-- Start PROVIDED DATA --

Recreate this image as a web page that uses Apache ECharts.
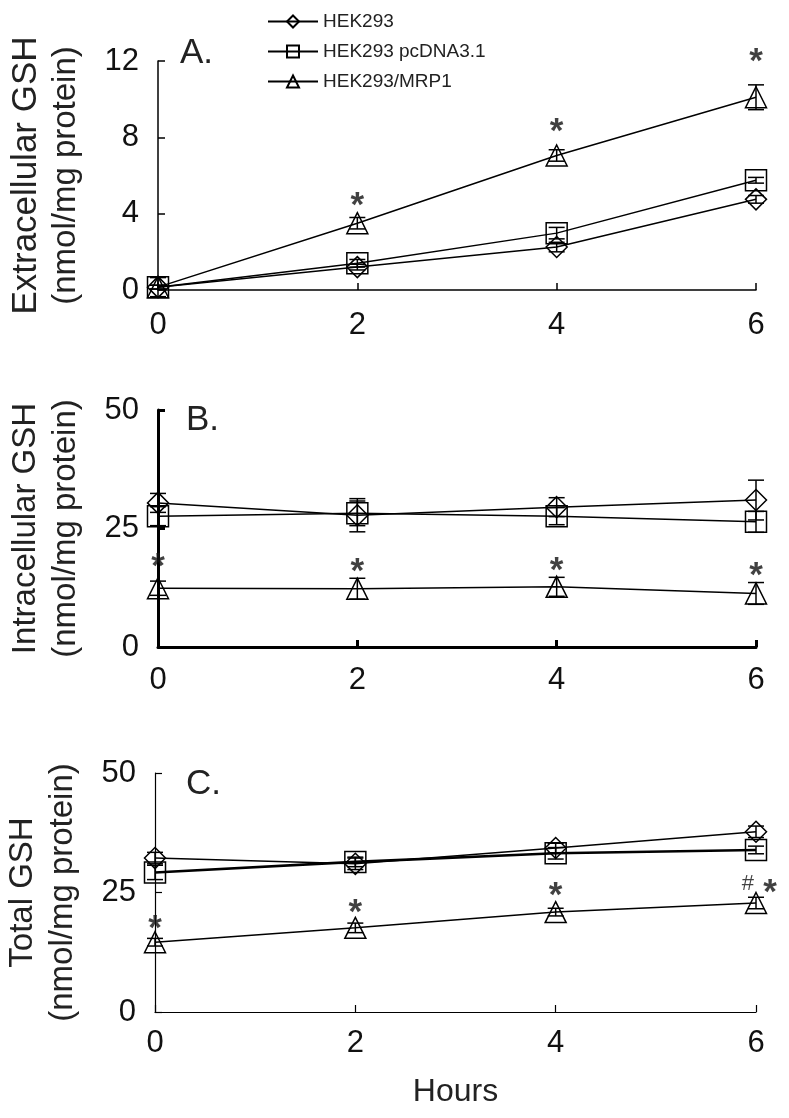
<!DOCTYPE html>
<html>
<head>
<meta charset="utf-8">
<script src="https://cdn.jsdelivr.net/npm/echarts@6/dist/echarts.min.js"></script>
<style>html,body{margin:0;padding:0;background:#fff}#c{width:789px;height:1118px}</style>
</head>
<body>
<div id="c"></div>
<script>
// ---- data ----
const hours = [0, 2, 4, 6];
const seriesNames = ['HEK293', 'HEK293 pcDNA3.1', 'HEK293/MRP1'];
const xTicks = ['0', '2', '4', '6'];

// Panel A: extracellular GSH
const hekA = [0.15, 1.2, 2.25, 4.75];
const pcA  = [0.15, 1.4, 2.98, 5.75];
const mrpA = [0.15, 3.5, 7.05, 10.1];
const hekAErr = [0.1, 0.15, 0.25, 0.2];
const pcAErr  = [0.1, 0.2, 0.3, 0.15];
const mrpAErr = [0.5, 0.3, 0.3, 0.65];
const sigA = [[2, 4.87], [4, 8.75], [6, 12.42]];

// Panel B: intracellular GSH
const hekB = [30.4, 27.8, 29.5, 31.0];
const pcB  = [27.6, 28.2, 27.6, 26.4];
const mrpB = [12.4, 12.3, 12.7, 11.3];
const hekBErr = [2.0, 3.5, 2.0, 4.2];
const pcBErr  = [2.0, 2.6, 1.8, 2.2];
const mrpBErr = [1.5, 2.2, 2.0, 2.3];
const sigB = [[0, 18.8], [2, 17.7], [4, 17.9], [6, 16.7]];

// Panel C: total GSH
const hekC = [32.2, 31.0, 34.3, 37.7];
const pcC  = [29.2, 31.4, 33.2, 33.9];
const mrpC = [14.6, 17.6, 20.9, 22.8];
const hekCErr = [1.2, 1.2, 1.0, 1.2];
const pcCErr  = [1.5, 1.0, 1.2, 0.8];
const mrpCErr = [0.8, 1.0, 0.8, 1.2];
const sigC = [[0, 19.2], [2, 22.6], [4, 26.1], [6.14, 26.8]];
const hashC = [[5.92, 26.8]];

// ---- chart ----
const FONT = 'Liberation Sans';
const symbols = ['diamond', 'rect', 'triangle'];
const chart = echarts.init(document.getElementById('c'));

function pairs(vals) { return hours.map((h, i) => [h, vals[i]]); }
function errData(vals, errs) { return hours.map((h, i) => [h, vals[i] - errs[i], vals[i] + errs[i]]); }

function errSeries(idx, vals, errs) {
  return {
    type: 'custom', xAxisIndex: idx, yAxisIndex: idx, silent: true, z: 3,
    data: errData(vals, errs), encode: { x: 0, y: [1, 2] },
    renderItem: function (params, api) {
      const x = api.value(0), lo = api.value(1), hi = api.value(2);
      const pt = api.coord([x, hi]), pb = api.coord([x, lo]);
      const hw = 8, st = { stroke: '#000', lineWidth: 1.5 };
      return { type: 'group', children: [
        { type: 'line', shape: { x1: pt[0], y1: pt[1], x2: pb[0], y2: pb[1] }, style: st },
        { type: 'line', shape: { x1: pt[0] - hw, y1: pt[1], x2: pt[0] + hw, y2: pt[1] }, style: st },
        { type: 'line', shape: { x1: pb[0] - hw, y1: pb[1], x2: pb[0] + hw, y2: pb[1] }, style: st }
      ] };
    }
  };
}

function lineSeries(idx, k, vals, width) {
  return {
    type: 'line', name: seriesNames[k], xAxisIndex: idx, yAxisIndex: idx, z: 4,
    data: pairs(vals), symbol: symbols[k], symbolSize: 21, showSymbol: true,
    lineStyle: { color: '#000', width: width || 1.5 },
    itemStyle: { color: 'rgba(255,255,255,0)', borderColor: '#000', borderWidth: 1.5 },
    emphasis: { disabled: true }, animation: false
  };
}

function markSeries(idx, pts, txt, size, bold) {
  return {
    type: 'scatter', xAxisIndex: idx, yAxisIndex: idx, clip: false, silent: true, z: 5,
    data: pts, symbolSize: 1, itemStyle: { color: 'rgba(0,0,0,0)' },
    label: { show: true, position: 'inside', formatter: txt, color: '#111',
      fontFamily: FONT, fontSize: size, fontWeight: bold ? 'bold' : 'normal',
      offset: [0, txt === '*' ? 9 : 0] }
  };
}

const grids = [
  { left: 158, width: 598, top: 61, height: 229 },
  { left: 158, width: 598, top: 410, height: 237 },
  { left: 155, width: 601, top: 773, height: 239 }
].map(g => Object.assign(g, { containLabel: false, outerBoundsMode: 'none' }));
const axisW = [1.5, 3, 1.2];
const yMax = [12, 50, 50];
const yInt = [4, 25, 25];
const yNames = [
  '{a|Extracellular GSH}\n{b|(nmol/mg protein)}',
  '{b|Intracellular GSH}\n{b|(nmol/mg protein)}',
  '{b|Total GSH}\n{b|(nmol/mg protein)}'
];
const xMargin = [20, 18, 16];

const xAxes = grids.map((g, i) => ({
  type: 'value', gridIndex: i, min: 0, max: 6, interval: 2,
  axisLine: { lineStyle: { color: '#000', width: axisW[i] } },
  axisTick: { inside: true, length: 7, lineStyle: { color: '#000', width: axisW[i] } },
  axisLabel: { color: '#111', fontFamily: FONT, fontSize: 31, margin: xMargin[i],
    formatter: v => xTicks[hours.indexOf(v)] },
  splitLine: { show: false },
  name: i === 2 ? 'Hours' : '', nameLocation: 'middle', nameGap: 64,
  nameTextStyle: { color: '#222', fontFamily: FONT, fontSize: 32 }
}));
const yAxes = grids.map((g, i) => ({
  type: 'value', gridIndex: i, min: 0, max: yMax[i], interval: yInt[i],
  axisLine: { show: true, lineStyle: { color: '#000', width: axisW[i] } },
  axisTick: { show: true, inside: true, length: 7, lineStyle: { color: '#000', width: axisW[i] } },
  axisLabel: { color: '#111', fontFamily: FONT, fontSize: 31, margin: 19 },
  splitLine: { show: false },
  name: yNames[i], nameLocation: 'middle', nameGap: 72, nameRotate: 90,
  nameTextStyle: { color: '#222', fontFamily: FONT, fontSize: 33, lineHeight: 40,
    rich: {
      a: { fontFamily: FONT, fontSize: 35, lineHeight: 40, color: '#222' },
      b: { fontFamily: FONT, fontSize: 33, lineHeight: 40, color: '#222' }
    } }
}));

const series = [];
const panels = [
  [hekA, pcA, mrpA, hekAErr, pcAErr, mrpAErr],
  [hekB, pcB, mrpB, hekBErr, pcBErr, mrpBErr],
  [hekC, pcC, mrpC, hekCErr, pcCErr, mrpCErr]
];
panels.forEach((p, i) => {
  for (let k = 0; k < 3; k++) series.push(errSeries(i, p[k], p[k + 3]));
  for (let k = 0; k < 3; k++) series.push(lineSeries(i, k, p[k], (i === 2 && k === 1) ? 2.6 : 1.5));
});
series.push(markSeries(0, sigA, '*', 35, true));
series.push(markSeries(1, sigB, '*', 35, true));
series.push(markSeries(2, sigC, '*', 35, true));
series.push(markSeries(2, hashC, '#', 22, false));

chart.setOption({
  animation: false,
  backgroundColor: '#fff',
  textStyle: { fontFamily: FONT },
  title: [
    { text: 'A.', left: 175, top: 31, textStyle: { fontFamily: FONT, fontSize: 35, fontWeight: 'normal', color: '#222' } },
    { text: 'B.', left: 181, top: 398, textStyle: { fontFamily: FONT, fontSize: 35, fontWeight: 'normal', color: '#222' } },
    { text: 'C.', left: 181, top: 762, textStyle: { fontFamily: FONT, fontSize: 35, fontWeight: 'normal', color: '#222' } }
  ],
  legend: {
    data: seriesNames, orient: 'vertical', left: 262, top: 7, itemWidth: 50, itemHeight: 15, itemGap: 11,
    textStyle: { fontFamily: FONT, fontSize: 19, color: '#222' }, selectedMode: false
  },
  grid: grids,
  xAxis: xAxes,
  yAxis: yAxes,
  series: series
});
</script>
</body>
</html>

-- End PROVIDED DATA --

▸ OBJECTIVE: Restate exactly, please, only the lines between the start of the data and the line containing "const hashC = [[5.92, 26.8]];", both ends included, skipping the pictures.

▸ TASK ANSWER:
Recreate this image as a web page that uses Apache ECharts.
<!DOCTYPE html>
<html>
<head>
<meta charset="utf-8">
<script src="https://cdn.jsdelivr.net/npm/echarts@6/dist/echarts.min.js"></script>
<style>html,body{margin:0;padding:0;background:#fff}#c{width:789px;height:1118px}</style>
</head>
<body>
<div id="c"></div>
<script>
// ---- data ----
const hours = [0, 2, 4, 6];
const seriesNames = ['HEK293', 'HEK293 pcDNA3.1', 'HEK293/MRP1'];
const xTicks = ['0', '2', '4', '6'];

// Panel A: extracellular GSH
const hekA = [0.15, 1.2, 2.25, 4.75];
const pcA  = [0.15, 1.4, 2.98, 5.75];
const mrpA = [0.15, 3.5, 7.05, 10.1];
const hekAErr = [0.1, 0.15, 0.25, 0.2];
const pcAErr  = [0.1, 0.2, 0.3, 0.15];
const mrpAErr = [0.5, 0.3, 0.3, 0.65];
const sigA = [[2, 4.87], [4, 8.75], [6, 12.42]];

// Panel B: intracellular GSH
const hekB = [30.4, 27.8, 29.5, 31.0];
const pcB  = [27.6, 28.2, 27.6, 26.4];
const mrpB = [12.4, 12.3, 12.7, 11.3];
const hekBErr = [2.0, 3.5, 2.0, 4.2];
const pcBErr  = [2.0, 2.6, 1.8, 2.2];
const mrpBErr = [1.5, 2.2, 2.0, 2.3];
const sigB = [[0, 18.8], [2, 17.7], [4, 17.9], [6, 16.7]];

// Panel C: total GSH
const hekC = [32.2, 31.0, 34.3, 37.7];
const pcC  = [29.2, 31.4, 33.2, 33.9];
const mrpC = [14.6, 17.6, 20.9, 22.8];
const hekCErr = [1.2, 1.2, 1.0, 1.2];
const pcCErr  = [1.5, 1.0, 1.2, 0.8];
const mrpCErr = [0.8, 1.0, 0.8, 1.2];
const sigC = [[0, 19.2], [2, 22.6], [4, 26.1], [6.14, 26.8]];
const hashC = [[5.92, 26.8]];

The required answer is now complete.